Repeat the material verbatim. Images are excluded from the copy.

▶ DATASET EXCERPT:
────────────────────────────────────────
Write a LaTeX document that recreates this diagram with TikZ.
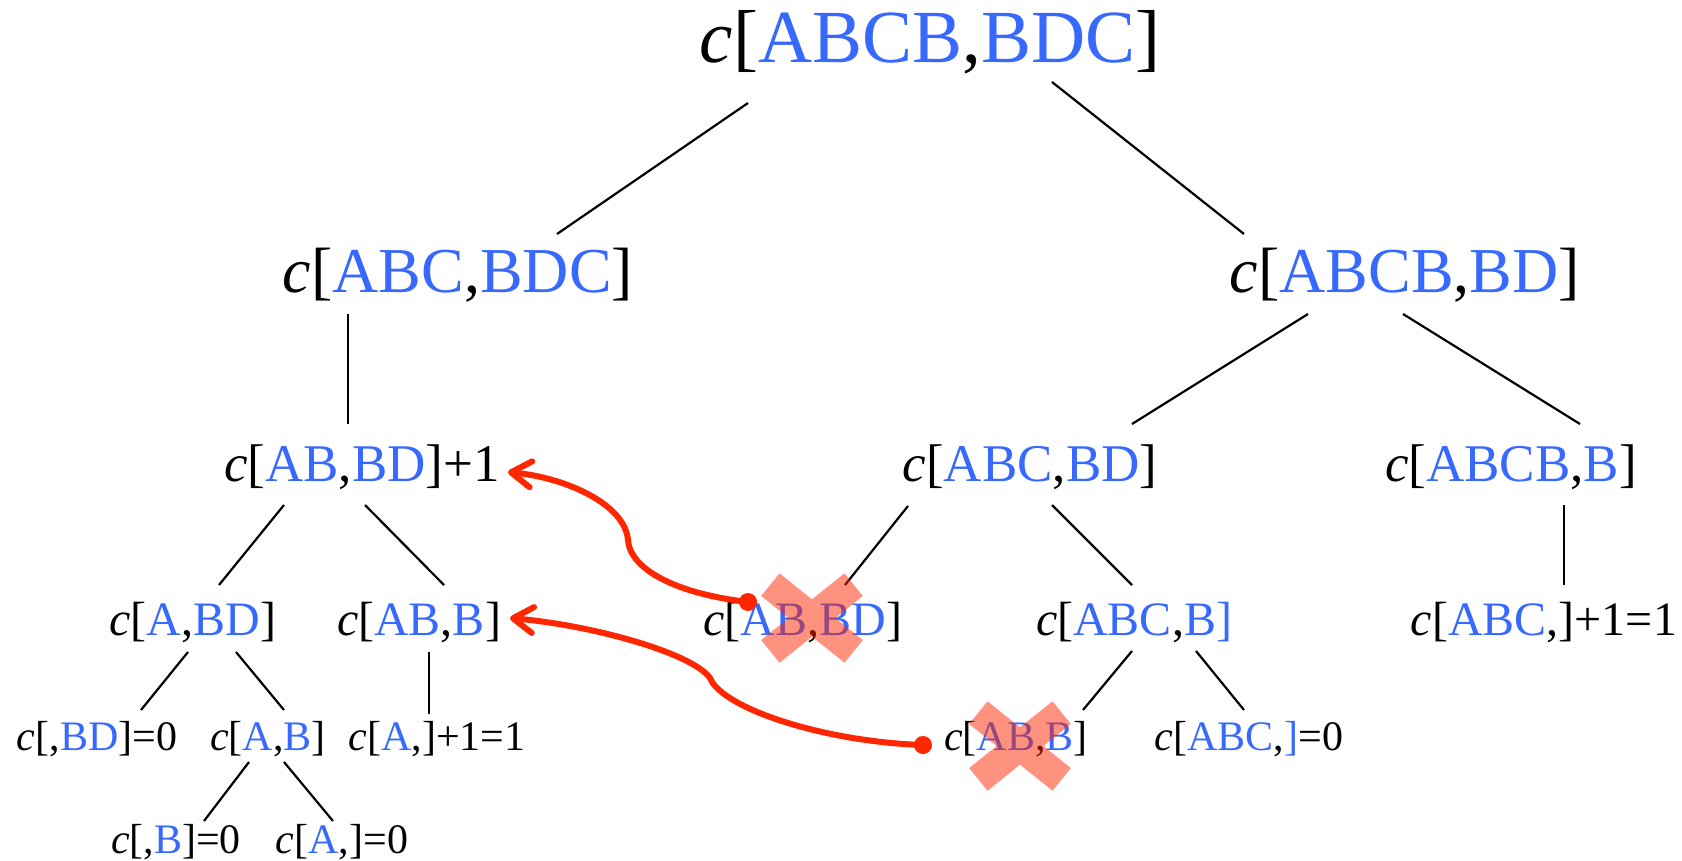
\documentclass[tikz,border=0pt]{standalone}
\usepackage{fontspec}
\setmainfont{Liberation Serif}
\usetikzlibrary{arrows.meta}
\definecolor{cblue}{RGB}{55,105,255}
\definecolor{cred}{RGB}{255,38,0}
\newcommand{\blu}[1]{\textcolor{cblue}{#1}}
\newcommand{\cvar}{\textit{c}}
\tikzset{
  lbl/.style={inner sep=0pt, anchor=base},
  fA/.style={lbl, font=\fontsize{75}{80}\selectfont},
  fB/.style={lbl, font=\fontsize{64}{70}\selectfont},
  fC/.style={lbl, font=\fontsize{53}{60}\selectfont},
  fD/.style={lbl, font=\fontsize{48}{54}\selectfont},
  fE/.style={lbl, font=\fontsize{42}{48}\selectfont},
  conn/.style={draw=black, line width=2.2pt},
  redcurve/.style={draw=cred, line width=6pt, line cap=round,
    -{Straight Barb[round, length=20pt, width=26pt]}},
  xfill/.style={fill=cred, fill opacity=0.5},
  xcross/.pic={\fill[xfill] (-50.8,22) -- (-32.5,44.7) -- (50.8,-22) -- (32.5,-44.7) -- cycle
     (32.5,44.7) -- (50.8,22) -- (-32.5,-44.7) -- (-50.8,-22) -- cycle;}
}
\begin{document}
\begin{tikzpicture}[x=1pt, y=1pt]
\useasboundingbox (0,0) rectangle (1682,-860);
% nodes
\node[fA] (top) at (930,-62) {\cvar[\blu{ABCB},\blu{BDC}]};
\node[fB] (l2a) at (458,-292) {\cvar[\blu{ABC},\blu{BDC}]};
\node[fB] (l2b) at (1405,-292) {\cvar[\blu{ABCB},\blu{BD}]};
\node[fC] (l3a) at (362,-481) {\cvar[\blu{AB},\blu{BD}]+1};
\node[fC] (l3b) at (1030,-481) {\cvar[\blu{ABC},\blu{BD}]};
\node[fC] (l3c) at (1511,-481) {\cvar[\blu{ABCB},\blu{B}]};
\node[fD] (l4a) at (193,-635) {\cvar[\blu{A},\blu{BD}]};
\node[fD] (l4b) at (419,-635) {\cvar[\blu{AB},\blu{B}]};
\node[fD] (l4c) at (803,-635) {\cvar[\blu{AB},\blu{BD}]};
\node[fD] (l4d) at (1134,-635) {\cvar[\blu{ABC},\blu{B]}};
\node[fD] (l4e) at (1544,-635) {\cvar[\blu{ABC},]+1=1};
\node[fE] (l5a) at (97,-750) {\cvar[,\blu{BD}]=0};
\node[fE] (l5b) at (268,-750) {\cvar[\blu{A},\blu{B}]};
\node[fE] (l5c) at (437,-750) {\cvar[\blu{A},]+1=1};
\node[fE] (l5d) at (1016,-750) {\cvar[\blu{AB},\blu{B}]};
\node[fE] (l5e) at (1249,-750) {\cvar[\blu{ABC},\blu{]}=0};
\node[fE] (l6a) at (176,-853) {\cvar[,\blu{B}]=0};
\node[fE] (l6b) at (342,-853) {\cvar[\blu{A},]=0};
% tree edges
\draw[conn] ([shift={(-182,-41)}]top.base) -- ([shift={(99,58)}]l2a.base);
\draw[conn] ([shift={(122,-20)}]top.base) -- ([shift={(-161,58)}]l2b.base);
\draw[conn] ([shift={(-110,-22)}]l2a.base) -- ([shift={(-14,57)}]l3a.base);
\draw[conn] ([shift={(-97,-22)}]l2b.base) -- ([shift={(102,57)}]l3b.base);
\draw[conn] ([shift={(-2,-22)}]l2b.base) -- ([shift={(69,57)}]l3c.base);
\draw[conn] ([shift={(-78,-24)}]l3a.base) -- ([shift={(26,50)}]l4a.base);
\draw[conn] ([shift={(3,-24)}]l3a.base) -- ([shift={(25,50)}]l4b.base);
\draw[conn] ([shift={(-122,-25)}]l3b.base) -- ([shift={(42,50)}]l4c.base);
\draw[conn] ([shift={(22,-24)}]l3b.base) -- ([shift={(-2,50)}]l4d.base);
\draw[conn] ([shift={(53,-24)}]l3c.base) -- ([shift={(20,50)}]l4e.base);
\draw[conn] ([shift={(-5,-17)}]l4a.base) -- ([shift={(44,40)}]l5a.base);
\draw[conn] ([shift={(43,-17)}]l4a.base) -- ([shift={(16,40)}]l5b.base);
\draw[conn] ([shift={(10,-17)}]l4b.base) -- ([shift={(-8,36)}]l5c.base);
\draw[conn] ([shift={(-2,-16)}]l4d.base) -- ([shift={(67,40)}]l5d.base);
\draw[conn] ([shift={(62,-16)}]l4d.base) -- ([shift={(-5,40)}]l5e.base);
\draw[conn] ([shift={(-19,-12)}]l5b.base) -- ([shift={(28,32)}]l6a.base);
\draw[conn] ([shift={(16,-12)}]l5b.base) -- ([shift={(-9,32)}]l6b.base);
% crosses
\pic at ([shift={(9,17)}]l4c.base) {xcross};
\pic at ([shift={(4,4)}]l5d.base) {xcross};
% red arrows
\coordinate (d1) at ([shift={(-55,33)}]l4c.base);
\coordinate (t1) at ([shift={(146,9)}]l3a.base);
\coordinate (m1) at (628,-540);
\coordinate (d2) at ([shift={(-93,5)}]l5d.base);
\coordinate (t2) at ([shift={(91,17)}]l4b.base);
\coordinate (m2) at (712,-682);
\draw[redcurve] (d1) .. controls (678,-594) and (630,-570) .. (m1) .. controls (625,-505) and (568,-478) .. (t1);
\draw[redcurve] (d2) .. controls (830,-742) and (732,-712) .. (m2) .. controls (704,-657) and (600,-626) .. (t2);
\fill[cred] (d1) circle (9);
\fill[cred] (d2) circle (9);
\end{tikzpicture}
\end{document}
────────────────────────────────────────
▶ SOLUTION TO THIS PROBLEM:
Write a LaTeX document that recreates this diagram with TikZ.
\documentclass[tikz,border=0pt]{standalone}
\usepackage{fontspec}
\setmainfont{Liberation Serif}
\usetikzlibrary{arrows.meta}
\definecolor{cblue}{RGB}{55,105,255}
\definecolor{cred}{RGB}{255,38,0}
\newcommand{\blu}[1]{\textcolor{cblue}{#1}}
\newcommand{\cvar}{\textit{c}}
\tikzset{
  lbl/.style={inner sep=0pt, anchor=base},
  fA/.style={lbl, font=\fontsize{75}{80}\selectfont},
  fB/.style={lbl, font=\fontsize{64}{70}\selectfont},
  fC/.style={lbl, font=\fontsize{53}{60}\selectfont},
  fD/.style={lbl, font=\fontsize{48}{54}\selectfont},
  fE/.style={lbl, font=\fontsize{42}{48}\selectfont},
  conn/.style={draw=black, line width=2.2pt},
  redcurve/.style={draw=cred, line width=6pt, line cap=round,
    -{Straight Barb[round, length=20pt, width=26pt]}},
  xfill/.style={fill=cred, fill opacity=0.5},
  xcross/.pic={\fill[xfill] (-50.8,22) -- (-32.5,44.7) -- (50.8,-22) -- (32.5,-44.7) -- cycle
     (32.5,44.7) -- (50.8,22) -- (-32.5,-44.7) -- (-50.8,-22) -- cycle;}
}
\begin{document}
\begin{tikzpicture}[x=1pt, y=1pt]
\useasboundingbox (0,0) rectangle (1682,-860);
% nodes
\node[fA] (top) at (930,-62) {\cvar[\blu{ABCB},\blu{BDC}]};
\node[fB] (l2a) at (458,-292) {\cvar[\blu{ABC},\blu{BDC}]};
\node[fB] (l2b) at (1405,-292) {\cvar[\blu{ABCB},\blu{BD}]};
\node[fC] (l3a) at (362,-481) {\cvar[\blu{AB},\blu{BD}]+1};
\node[fC] (l3b) at (1030,-481) {\cvar[\blu{ABC},\blu{BD}]};
\node[fC] (l3c) at (1511,-481) {\cvar[\blu{ABCB},\blu{B}]};
\node[fD] (l4a) at (193,-635) {\cvar[\blu{A},\blu{BD}]};
\node[fD] (l4b) at (419,-635) {\cvar[\blu{AB},\blu{B}]};
\node[fD] (l4c) at (803,-635) {\cvar[\blu{AB},\blu{BD}]};
\node[fD] (l4d) at (1134,-635) {\cvar[\blu{ABC},\blu{B]}};
\node[fD] (l4e) at (1544,-635) {\cvar[\blu{ABC},]+1=1};
\node[fE] (l5a) at (97,-750) {\cvar[,\blu{BD}]=0};
\node[fE] (l5b) at (268,-750) {\cvar[\blu{A},\blu{B}]};
\node[fE] (l5c) at (437,-750) {\cvar[\blu{A},]+1=1};
\node[fE] (l5d) at (1016,-750) {\cvar[\blu{AB},\blu{B}]};
\node[fE] (l5e) at (1249,-750) {\cvar[\blu{ABC},\blu{]}=0};
\node[fE] (l6a) at (176,-853) {\cvar[,\blu{B}]=0};
\node[fE] (l6b) at (342,-853) {\cvar[\blu{A},]=0};
% tree edges
\draw[conn] ([shift={(-182,-41)}]top.base) -- ([shift={(99,58)}]l2a.base);
\draw[conn] ([shift={(122,-20)}]top.base) -- ([shift={(-161,58)}]l2b.base);
\draw[conn] ([shift={(-110,-22)}]l2a.base) -- ([shift={(-14,57)}]l3a.base);
\draw[conn] ([shift={(-97,-22)}]l2b.base) -- ([shift={(102,57)}]l3b.base);
\draw[conn] ([shift={(-2,-22)}]l2b.base) -- ([shift={(69,57)}]l3c.base);
\draw[conn] ([shift={(-78,-24)}]l3a.base) -- ([shift={(26,50)}]l4a.base);
\draw[conn] ([shift={(3,-24)}]l3a.base) -- ([shift={(25,50)}]l4b.base);
\draw[conn] ([shift={(-122,-25)}]l3b.base) -- ([shift={(42,50)}]l4c.base);
\draw[conn] ([shift={(22,-24)}]l3b.base) -- ([shift={(-2,50)}]l4d.base);
\draw[conn] ([shift={(53,-24)}]l3c.base) -- ([shift={(20,50)}]l4e.base);
\draw[conn] ([shift={(-5,-17)}]l4a.base) -- ([shift={(44,40)}]l5a.base);
\draw[conn] ([shift={(43,-17)}]l4a.base) -- ([shift={(16,40)}]l5b.base);
\draw[conn] ([shift={(10,-17)}]l4b.base) -- ([shift={(-8,36)}]l5c.base);
\draw[conn] ([shift={(-2,-16)}]l4d.base) -- ([shift={(67,40)}]l5d.base);
\draw[conn] ([shift={(62,-16)}]l4d.base) -- ([shift={(-5,40)}]l5e.base);
\draw[conn] ([shift={(-19,-12)}]l5b.base) -- ([shift={(28,32)}]l6a.base);
\draw[conn] ([shift={(16,-12)}]l5b.base) -- ([shift={(-9,32)}]l6b.base);
% crosses
\pic at ([shift={(9,17)}]l4c.base) {xcross};
\pic at ([shift={(4,4)}]l5d.base) {xcross};
% red arrows
\coordinate (d1) at ([shift={(-55,33)}]l4c.base);
\coordinate (t1) at ([shift={(146,9)}]l3a.base);
\coordinate (m1) at (628,-540);
\coordinate (d2) at ([shift={(-93,5)}]l5d.base);
\coordinate (t2) at ([shift={(91,17)}]l4b.base);
\coordinate (m2) at (712,-682);
\draw[redcurve] (d1) .. controls (678,-594) and (630,-570) .. (m1) .. controls (625,-505) and (568,-478) .. (t1);
\draw[redcurve] (d2) .. controls (830,-742) and (732,-712) .. (m2) .. controls (704,-657) and (600,-626) .. (t2);
\fill[cred] (d1) circle (9);
\fill[cred] (d2) circle (9);
\end{tikzpicture}
\end{document}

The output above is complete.